After Naveen Patnaik and Mamata Banerjee said they would reserve tickets for women to contest for Lok Sabha 2019, Rahul Gandhi didn’t want to be left behind - he has announced a post-election jobs bonanza for women by proposing 33 per cent reservation in government and public sector jobs.
While on the face of it, this might seem like a move that would empower women, it’s actually the wrong move to correct the lack of women’s representation in the workforce today. Here’s why.
One, the government is already struggling to fill job vacancies in the public sector. There are as many as 2.4 million job vacancies currently. When you cannot even find the resources to plug this shortfall, providing 33 per cent reservation for women in these jobs is a long shot.
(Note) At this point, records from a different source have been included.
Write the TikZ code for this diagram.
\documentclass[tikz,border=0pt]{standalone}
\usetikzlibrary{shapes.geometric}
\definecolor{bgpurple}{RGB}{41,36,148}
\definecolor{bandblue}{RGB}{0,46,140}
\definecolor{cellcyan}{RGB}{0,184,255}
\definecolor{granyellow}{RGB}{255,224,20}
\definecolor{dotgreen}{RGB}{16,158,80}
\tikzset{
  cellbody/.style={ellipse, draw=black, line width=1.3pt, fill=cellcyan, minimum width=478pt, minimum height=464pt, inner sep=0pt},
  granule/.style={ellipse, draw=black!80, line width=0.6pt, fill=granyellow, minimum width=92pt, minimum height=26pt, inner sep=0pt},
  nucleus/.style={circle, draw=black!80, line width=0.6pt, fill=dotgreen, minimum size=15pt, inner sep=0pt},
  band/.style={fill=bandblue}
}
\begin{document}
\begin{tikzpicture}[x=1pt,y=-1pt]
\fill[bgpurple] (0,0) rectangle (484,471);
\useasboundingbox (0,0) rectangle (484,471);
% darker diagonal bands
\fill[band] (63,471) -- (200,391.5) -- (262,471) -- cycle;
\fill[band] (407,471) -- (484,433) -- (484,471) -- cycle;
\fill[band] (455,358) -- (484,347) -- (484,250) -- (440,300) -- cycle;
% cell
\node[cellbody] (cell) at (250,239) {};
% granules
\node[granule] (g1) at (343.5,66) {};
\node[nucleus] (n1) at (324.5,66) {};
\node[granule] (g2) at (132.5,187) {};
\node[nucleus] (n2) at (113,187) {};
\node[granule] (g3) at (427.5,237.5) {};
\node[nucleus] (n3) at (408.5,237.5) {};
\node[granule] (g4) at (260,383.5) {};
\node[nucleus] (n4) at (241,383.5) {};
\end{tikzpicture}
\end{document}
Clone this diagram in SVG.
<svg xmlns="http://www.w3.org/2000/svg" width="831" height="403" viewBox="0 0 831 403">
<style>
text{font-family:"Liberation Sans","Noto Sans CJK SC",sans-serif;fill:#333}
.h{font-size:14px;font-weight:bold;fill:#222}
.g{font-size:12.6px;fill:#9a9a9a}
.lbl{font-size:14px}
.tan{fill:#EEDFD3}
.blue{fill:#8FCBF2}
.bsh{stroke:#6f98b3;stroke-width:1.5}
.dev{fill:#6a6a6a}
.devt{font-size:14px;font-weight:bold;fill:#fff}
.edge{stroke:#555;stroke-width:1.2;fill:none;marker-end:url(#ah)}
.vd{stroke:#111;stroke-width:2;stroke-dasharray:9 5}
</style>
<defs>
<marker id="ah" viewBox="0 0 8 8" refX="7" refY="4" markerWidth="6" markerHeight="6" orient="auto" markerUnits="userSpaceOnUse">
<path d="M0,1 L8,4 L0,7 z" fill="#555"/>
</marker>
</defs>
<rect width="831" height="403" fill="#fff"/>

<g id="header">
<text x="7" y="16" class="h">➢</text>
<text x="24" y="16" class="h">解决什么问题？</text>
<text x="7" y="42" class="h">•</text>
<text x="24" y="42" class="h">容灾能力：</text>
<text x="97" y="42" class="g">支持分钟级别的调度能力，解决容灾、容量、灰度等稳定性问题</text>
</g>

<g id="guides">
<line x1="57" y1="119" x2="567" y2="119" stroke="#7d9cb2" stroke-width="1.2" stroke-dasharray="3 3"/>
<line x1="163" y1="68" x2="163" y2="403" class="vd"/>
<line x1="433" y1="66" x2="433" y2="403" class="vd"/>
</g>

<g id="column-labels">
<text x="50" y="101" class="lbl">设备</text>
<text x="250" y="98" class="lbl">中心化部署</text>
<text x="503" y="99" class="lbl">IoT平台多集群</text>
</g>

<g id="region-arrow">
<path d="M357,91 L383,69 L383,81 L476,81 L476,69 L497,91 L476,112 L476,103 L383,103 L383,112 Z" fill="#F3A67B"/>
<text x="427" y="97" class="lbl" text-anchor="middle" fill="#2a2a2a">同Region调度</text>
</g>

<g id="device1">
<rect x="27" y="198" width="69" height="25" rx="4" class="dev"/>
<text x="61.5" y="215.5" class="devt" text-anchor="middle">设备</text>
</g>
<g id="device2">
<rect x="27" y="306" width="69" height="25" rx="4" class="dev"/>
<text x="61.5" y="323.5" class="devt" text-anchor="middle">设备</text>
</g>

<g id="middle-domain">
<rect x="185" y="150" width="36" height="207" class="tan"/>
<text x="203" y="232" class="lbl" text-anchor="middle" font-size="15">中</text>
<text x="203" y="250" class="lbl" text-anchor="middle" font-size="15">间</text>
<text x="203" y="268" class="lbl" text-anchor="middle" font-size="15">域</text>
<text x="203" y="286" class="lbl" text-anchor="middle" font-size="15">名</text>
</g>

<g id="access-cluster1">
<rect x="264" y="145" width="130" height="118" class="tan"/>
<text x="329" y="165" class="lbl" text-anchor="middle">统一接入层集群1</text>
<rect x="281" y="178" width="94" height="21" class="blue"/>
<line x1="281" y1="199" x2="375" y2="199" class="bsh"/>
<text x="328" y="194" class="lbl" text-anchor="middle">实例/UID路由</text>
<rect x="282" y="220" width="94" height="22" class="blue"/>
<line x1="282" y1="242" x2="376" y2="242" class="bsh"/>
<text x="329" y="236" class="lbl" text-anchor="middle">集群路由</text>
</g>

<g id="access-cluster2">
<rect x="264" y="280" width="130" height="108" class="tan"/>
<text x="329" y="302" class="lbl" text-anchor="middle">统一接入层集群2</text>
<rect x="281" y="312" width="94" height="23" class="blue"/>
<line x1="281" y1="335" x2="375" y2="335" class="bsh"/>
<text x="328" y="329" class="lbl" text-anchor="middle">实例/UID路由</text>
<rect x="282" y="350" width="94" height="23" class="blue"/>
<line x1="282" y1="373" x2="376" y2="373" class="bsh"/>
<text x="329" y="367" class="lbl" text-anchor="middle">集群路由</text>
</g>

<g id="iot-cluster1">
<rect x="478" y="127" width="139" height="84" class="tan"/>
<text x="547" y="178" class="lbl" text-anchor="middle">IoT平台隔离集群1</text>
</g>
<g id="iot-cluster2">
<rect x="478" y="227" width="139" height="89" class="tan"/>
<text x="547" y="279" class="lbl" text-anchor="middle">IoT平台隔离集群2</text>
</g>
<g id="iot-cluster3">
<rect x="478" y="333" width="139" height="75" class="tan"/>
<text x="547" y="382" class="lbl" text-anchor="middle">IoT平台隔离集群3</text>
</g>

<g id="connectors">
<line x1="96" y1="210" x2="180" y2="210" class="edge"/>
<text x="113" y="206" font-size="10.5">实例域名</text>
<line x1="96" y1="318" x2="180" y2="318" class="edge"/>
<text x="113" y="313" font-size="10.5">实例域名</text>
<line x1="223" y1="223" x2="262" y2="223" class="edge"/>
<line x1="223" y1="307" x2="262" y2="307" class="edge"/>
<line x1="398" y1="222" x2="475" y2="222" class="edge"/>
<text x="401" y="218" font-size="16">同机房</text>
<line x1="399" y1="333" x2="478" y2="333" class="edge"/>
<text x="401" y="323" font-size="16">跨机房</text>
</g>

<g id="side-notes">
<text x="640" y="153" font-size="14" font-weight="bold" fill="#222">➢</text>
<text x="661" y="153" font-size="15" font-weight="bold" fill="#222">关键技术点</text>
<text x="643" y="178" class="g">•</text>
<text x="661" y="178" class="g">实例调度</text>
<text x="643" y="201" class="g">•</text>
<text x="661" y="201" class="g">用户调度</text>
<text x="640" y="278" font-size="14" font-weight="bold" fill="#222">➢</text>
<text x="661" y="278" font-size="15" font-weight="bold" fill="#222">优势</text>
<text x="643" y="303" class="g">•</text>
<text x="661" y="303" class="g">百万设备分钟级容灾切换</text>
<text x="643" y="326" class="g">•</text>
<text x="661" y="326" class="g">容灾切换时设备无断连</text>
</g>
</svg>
Two, there is no shortage of qualified women for public or private sector jobs. The real problem is patriarchy and the non-congenial atmosphere for women workers at the workplace, public or private. It is this that needs fixing. Quotas are merely an offer of crutches for those who don’t need them.
Third, we already have 49 per cent reservation for the scheduled communities and Other Backward Classes, and an additional 10 per cent non-caste quota for the 'economically backward' sections. By giving 33 per cent reservation to women, we would only be building quotas within quotas - which is a rabbit hole we’d rather avoid.
Fourth, legislation such as the offer of six months of paid leave for pregnancy have worked as a deterrent for private sector companies to recruit women. Overall, women will not gain if the government becomes a substitute for the private sector, while the latter continues discriminating against them. Ultimately, it is the private sector that must provide new jobs for men and women, and not just the government.
So, it’s important to get this right - it’s not that women don’t qualify for the jobs available or that they don’t want to do paid work. They are losing out because of societal factors like patriarchy. What they need are better workplaces and a more supportive environment, and any policy to empower women should look to address this. Quotas are not the way to go.
That’s a wrap for this episode, this is Shivangi Uniyal signing off, see you in the next one.